Bluestone also took an academic role in field, publishing the New York Attorney Malpractice Report from 2002-2004.  He started the “New York Attorney Malpractice Blog” in 2004, where he has published more than 4500 entries.

Mr. Bluestone has written 38 scholarly peer-reviewed articles concerning legal malpractice, many in the Outside Counsel column of the New York Law Journal. He has appeared as an Expert witness in multiple legal malpractice litigations.

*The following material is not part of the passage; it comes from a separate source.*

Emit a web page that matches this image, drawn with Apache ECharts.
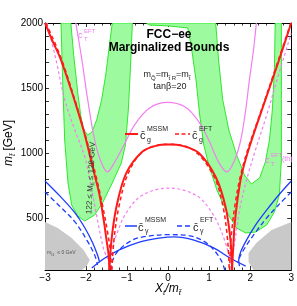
<!DOCTYPE html>
<html><head><meta charset="utf-8">
<script src="https://cdn.jsdelivr.net/npm/echarts@6/dist/echarts.min.js"></script>
<style>html,body{margin:0;padding:0;background:#fff}#c{width:297px;height:306px}</style>
</head><body><div id="c"></div>
<script>
// ---- tick labels ----
const xTicks = [-3, -2, -1, 0, 1, 2, 3];
const yTicks = [500, 1000, 1500, 2000];

// ---- regions: [X_t/m_stop, m_stop] ----
const greenLeft = [[-2.61,2000],[-2.57,1560],[-2.52,1100],[-2.44,770],[-2.35,600],[-2.20,515],[-2.03,477],[-1.79,523],[-1.60,615],[-1.36,770],[-1.14,923],[-1.04,1062],[-0.97,1330],[-0.92,1640],[-0.87,2000],
  [-1.36,2000],[-1.43,1830],[-1.52,1600],[-1.62,1410],[-1.74,1255],[-1.86,1160],[-1.96,1138],[-2.06,1180],[-2.13,1290],[-2.20,1460],[-2.30,1750],[-2.37,2000]];
const greenRight = [[-0.53,2000],[1.16,2000],[1.23,1715],[1.33,1410],[1.48,1177],[1.67,985],[1.86,831],[2.03,762],[2.23,808],[2.37,931],[2.47,1100],[2.54,1330],[2.59,1640],[2.61,2000],
  [2.76,2000],[2.76,1410],[2.76,946],[2.71,677],[2.59,546],[2.40,446],[2.13,392],[1.89,385],[1.67,423],[1.43,546],[1.19,715],[0.99,908],[0.87,1062],[0.77,1292],[0.68,1562],[0.56,1831],[0.48,1962],[0.02,1977],[-0.46,1985]];
const grayLeft = [[-3.0,469],[-2.69,423],[-2.35,346],[-2.06,254],[-1.91,177],[-1.98,131],[-2.10,100],[-3.0,100]];
const grayRight = [[3.0,469],[2.52,408],[2.15,308],[1.96,231],[1.96,162],[2.08,100],[3.0,100]];

// ---- c_g (red) ----
const cgMssmOuterL = [[-3.00,2000],[-2.83,1870],[-2.64,1740],[-2.44,1560],[-2.23,1355],[-2.06,1175],[-1.94,1025],[-1.79,830],[-1.67,675],[-1.57,485],[-1.50,330],[-1.45,215],[-1.43,100]];
const cgMssmOuterR = [[3.00,2000],[2.66,1675],[2.30,1345],[1.96,1025],[1.79,830],[1.69,640],[1.62,445],[1.59,290],[1.57,175],[1.56,100]];
const cgMssmArch = [[-1.43,100],[-1.38,330],[-1.26,585],[-1.02,845],[-0.63,1010],[-0.30,1055],[0.02,1065],[0.35,1055],[0.75,1000],[1.16,815],[1.40,585],[1.52,330],[1.56,100]];
const cgEftOuterL = [[-2.98,2000],[-2.62,1740],[-2.22,1355],[-1.92,1025],[-1.74,800],[-1.60,600],[-1.48,400],[-1.41,250],[-1.38,100]];
const cgEftOuterR = [[2.99,2000],[2.29,1345],[1.94,1025],[1.76,820],[1.64,620],[1.56,430],[1.52,280],[1.50,100]];
const cgEftArch = [[-1.37,100],[-1.32,330],[-1.20,585],[-0.97,845],[-0.60,1015],[0.00,1068],[0.60,1025],[1.10,830],[1.33,600],[1.45,330],[1.49,100]];

// ---- c_T (magenta) ----
const cTEft = [[-2.25,2000],[-2.10,1715],[-1.96,1410],[-1.79,1100],[-1.65,945],[-1.48,855],[-1.31,925],[-1.11,1040],[-0.82,1215],[-0.46,1345],[-0.02,1390],[0.41,1355],[0.75,1240],[0.99,1100],[1.23,930],[1.43,855],[1.62,945],[1.77,1100],[1.89,1330],[1.98,1560],[2.08,1790],[2.15,2000]];
const cTEftThL = [[-2.95,2000],[-2.73,1715],[-2.52,1410],[-2.27,1175],[-2.03,970],[-1.86,715],[-1.70,450],[-1.57,260],[-1.47,185]];
const cTEftThArch = [[-1.47,185],[-1.26,370],[-1.02,540],[-0.63,675],[0.02,730],[0.68,675],[1.07,540],[1.33,370],[1.50,200]];
const cTEftThR = [[1.50,200],[1.60,280],[1.74,560],[1.91,790],[2.13,1025],[2.40,1290],[2.69,1600],[3.00,1920]];

// ---- c_gamma (blue) ----
const cyMssmOuterL = [[-3.0,785],[-2.64,670],[-2.27,540],[-2.03,425],[-1.84,310],[-1.72,215],[-1.67,160]];
const cyEftOuterL = [[-3.0,700],[-2.64,590],[-2.27,470],[-1.98,330],[-1.79,215],[-1.72,140]];
const cyMssmArch = [[-1.86,115],[-1.55,190],[-1.19,255],[-0.70,315],[-0.22,345],[0.15,355],[0.63,330],[1.11,270],[1.52,190],[1.89,130]];
const cyEftArch = [[-1.43,100],[-1.26,230],[-0.87,330],[-0.50,360],[0.00,372],[0.50,365],[0.85,325],[1.10,260],[1.30,170],[1.38,100]];
const cyMssmOuterR = [[3.0,785],[2.69,675],[2.40,560],[2.13,445],[1.91,330],[1.77,240],[1.72,175],[1.74,130]];
const cyEftOuterR = [[3.0,700],[2.69,600],[2.40,500],[2.13,390],[1.91,290],[1.77,215],[1.69,155]];

const FF = "'Liberation Sans', Arial, Helvetica, sans-serif";
const RED = '#ff1a1a', BLUE = '#1f3dff', MAG = '#f27ef2', GFILL = '#9efa9e', GEDGE = '#2ee82e', GRAY = '#c9c9c9';

function poly(pts, fill, stroke, z) {
  return {type:'custom', coordinateSystem:'cartesian2d', data: pts, z, silent:true, clip:true,
    encode:{x:0, y:1},
    renderItem: (params, api) => params.dataIndex !== 0 ? null : ({
      type:'polygon', shape:{points: pts.map(p => api.coord(p))},
      style:{fill, stroke: stroke || null, lineWidth: stroke ? 1 : 0}
    })};
}
function line(pts, color, width, dash, z, sm) {
  return {type:'line', data: pts, showSymbol:false, symbol:'none', smooth: sm === undefined ? 0.35 : sm,
    lineStyle:{color, width, type: dash || 'solid'}, z, silent:true, clip:true};
}
const fmtX = v => xTicks.includes(v) ? (v < 0 ? '\u2212' + Math.abs(v) : String(v)) : '';
const fmtY = v => yTicks.includes(v) ? String(v) : '';

function T(x, y, text, size, color, o) {
  o = o || {};
  const st = {text, fontSize:size, fontFamily:FF, fontStyle:o.it?'italic':'normal', fontWeight:o.b?'bold':'normal',
    fill:color || '#000', textAlign:o.al || 'left', align:o.al || 'left', textVerticalAlign:'middle', verticalAlign:'middle'};
  if (o.lh) st.lineHeight = o.lh;
  if (o.rich) st.rich = o.rich;
  return {type:'text', x, y, rotation:o.rot || 0, z:100, silent:true, style:st};
}
const subRich = (sz, it, col) => ({fontSize:sz, lineHeight:sz, verticalAlign:'bottom', fontFamily:FF, fontStyle: it?'italic':'normal', fill: col});

const axisCommon = {type:'value', splitLine:{show:false},
  axisLine:{show:true, onZero:false, lineStyle:{color:'#000', width:1}},
  axisTick:{show:true, inside:true, length:4, lineStyle:{color:'#000', width:0.8}}};

const chart = echarts.init(document.getElementById('c'), null, {renderer:'canvas'});
chart.setOption({
  animation:false,
  backgroundColor:'#fff',
  grid:{left:45, right:4, top:23, bottom:36, containLabel:false},
  xAxis:[
    Object.assign({}, axisCommon, {min:-3, max:3, interval:1, position:'bottom',
      minorTick:{show:true, splitNumber:5, length:2.5, lineStyle:{color:'#000', width:0.8}},
      axisLabel:{show:true, margin:3, fontSize:10, color:'#000', fontFamily:FF, formatter:fmtX}}),
    Object.assign({}, axisCommon, {min:-3, max:3, interval:1, position:'top',
      minorTick:{show:true, splitNumber:5, length:2.5, lineStyle:{color:'#000', width:0.8}},
      axisLabel:{show:false}})
  ],
  yAxis:[
    Object.assign({}, axisCommon, {min:100, max:2000, interval:100, position:'left',
      axisLabel:{show:true, margin:2, fontSize:10, color:'#000', fontFamily:FF, formatter:fmtY}}),
    Object.assign({}, axisCommon, {min:100, max:2000, interval:100, position:'right', axisLabel:{show:false}})
  ],
  series:[
    poly(grayLeft, GRAY, null, 1),
    poly(grayRight, GRAY, null, 1),
    poly(greenLeft, GFILL, GEDGE, 2),
    poly(greenRight, GFILL, GEDGE, 2),
    line(cTEft, MAG, 1.2, null, 3),
    line(cTEftThL, MAG, 1.2, [3,2.5], 3),
    line(cTEftThArch, MAG, 1.2, [3,2.5], 3),
    line(cTEftThR, MAG, 1.2, [3,2.5], 3),
    line(cyMssmOuterL, BLUE, 1.3, null, 4),
    line(cyEftOuterL, BLUE, 1.3, [5,3], 4),
    line(cyMssmArch, BLUE, 1.3, null, 4),
    line(cyEftArch, BLUE, 1.3, [5,3], 4),
    line(cyMssmOuterR, BLUE, 1.3, null, 4),
    line(cyEftOuterR, BLUE, 1.3, [5,3], 4),
    line(cgMssmOuterL, RED, 2, null, 5),
    line(cgMssmOuterR, RED, 2, null, 5),
    line(cgMssmArch, RED, 2, null, 5),
    line(cgEftOuterL, RED, 1.5, [4,3], 5),
    line(cgEftOuterR, RED, 1.5, [4,3], 5),
    line(cgEftArch, RED, 1.5, [4,3], 5)
  ],
  graphic:{elements:[
    T(169,35,'FCC\u2212ee',12,'#000',{b:1, al:'center'}),
    T(169,48,'Marginalized Bounds',12,'#000',{b:1, al:'center'}),
    T(167,75,'{m|m}{s|Q\u0303}{m|=m}{s|t\u0303 R}{m|=m}{s|t\u0303}',9,'#222',{al:'center', lh:13,
      rich:{m:{fontSize:9, lineHeight:13, fontFamily:FF, fill:'#222'}, s:subRich(6,false,'#222')}}),
    T(170,87,'tan\u03b2=20',9,'#222',{al:'center'}),
    // c_g legend
    {type:'line', z:100, silent:true, shape:{x1:125,y1:134,x2:138,y2:134}, style:{stroke:RED, lineWidth:2}},
    T(140,136,'c\u0304',11,'#222'), T(147,129,'MSSM',7,'#222'), T(147,140,'g',7,'#222'),
    {type:'line', z:100, silent:true, shape:{x1:175,y1:134,x2:190,y2:134}, style:{stroke:RED, lineWidth:1.5, lineDash:[4,2.5]}},
    T(192,136,'c\u0304',11,'#222'), T(199,129,'EFT',7,'#222'), T(199,140,'g',7,'#222'),
    // c_gamma legend
    {type:'line', z:100, silent:true, shape:{x1:125,y1:226,x2:137,y2:226}, style:{stroke:BLUE, lineWidth:1.5}},
    T(138,228,'c\u0304',11,'#222'), T(145,220,'MSSM',7,'#222'), T(145,231,'\u03b3',7,'#222'),
    {type:'line', z:100, silent:true, shape:{x1:177,y1:226,x2:192,y2:226}, style:{stroke:BLUE, lineWidth:1.5, lineDash:[5,3]}},
    T(193,228,'c\u0304',11,'#222'), T(200,220,'EFT',7,'#222'), T(200,231,'\u03b3',7,'#222'),
    // c_T labels
    T(78,36,'c\u0304',9,MAG), T(84,31,'EFT',6,MAG), T(84,39,'T',6,MAG),
    T(265,161,'c\u0304',9,MAG), T(271,155,'EFT',6,MAG), T(271,164,'T',6,MAG), T(282,159,'(th)',7,MAG),
    // Higgs band label
    T(91,178,'122 \u2264 M{s|h} \u2264 128 GeV',8,'#333',{al:'center', rot:1.517, lh:11, rich:{s:subRich(5.5,false,'#333')}}),
    // gray region label
    T(47,253,'m{s|t\u03031}  \u2264 0 GeV',5,'#555',{lh:7, rich:{s:subRich(4,false,'#555')}}),
    // axis names
    T(9,143,'{i|m}{s|t\u0303} [GeV]',12,'#000',{al:'center', rot:Math.PI/2, lh:15,
      rich:{i:{fontSize:12, lineHeight:15, fontStyle:'italic', fontFamily:FF}, s:subRich(8,true,'#000')}}),
    T(168,289,'{i|X}{s|t}{i|/m}{s|t\u0303}',12,'#000',{al:'center', lh:15,
      rich:{i:{fontSize:12, lineHeight:15, fontStyle:'italic', fontFamily:FF}, s:subRich(8,true,'#000')}})
  ]}
});
</script>
</body></html>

Mr. Bluestone is an adjunct professor of law at St. John’s University College of Law, teaching Legal Malpractice.  Mr. Bluestone has argued legal malpractice cases in the Second Circuit, in the New York State Court of Appeals, each of the four New York Appellate Divisions, in all four of  the U.S. District Courts of New York and in Supreme Courts all over the state.  He has also been admitted pro haec vice in the states of Connecticut, New Jersey and Florida and was formally admitted to the US District Court of Connecticut and to its Bankruptcy Court all for legal malpractice matters. He has been retained by U.S. Trustees in legal malpractice cases from Bankruptcy Courts, and has represented municipalities, insurance companies, hedge funds, communications companies and international manufacturing firms. Mr. Bluestone regularly lectures in CLEs on legal malpractice.

Based upon his professional experience Bluestone was named a Diplomate and was Board Certified by the American Board of Professional Liability Attorneys in 2008 in Legal Malpractice. He remains Board Certified.  He was admitted to The Best Lawyers in America from 2012-2019.  He has been featured in Who’s Who in Law since 1993.

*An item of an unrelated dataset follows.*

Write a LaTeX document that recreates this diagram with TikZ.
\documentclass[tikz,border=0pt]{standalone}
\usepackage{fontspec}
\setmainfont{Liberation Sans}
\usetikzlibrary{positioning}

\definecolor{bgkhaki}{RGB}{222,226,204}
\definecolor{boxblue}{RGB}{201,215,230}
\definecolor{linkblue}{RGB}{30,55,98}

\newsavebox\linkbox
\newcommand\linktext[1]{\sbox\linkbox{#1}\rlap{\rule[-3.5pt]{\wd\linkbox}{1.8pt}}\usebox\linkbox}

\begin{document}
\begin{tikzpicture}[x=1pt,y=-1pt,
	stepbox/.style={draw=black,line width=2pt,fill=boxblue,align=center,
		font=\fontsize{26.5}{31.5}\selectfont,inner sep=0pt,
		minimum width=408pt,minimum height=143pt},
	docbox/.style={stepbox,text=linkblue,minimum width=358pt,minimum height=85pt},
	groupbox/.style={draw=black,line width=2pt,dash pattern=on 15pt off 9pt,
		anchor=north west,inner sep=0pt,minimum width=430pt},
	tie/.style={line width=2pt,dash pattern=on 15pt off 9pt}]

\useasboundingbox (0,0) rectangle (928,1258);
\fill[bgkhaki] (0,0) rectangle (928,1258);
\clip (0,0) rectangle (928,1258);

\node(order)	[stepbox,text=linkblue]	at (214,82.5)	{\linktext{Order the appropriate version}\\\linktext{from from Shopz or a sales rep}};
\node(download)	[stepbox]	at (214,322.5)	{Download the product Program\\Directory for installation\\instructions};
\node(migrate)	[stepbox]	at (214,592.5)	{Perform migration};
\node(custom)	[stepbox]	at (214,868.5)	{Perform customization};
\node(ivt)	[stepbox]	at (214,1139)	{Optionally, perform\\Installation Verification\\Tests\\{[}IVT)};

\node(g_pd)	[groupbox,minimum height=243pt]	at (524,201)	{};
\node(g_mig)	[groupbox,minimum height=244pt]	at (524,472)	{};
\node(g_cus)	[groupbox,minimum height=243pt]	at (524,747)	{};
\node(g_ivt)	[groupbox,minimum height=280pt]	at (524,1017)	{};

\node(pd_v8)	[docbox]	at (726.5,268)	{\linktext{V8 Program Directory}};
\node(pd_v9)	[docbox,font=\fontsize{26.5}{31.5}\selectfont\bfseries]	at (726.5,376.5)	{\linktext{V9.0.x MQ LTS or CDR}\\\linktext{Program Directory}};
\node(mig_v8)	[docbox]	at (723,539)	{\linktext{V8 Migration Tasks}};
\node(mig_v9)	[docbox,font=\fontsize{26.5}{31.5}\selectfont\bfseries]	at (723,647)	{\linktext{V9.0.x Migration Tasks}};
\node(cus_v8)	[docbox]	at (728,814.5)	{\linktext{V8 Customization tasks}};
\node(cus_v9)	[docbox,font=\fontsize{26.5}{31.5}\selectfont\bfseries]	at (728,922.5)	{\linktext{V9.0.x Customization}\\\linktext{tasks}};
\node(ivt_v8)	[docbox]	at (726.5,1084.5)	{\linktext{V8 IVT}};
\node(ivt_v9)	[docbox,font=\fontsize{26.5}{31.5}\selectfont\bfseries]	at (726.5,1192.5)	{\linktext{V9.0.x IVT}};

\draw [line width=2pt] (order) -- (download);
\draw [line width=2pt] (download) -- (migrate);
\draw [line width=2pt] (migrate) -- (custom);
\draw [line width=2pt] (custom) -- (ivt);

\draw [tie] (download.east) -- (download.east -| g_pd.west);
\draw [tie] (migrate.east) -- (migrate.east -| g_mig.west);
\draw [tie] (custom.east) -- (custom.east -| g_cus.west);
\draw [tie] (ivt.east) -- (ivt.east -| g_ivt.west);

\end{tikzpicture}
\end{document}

In the last years, Mr. Bluestone has been featured for two particularly noteworthy legal malpractice cases.  The first was a settlement of an $11.9 million dollar default legal malpractice case of Yeo v. Kasowitz, Benson, Torres & Friedman which was reported in the NYLJ on August 15, 2016. Most recently, Mr. Bluestone obtained a rare plaintiff’s verdict in a legal malpractice case on behalf of the City of White Plains v. Joseph Maria, reported in the NYLJ on February 14, 2017. It was the sole legal malpractice jury verdict in the State of New York for 2017.

Bluestone has been at the forefront of the development of legal malpractice principles and has contributed case law decisions, writing and lecturing which have been recognized by his peers.  He is regularly mentioned in academic writing, and his past cases are often cited in current legal malpractice decisions. He is recognized for his ample writings on Judiciary Law § 487, a 850 year old statute deriving from England which relates to attorney deceit.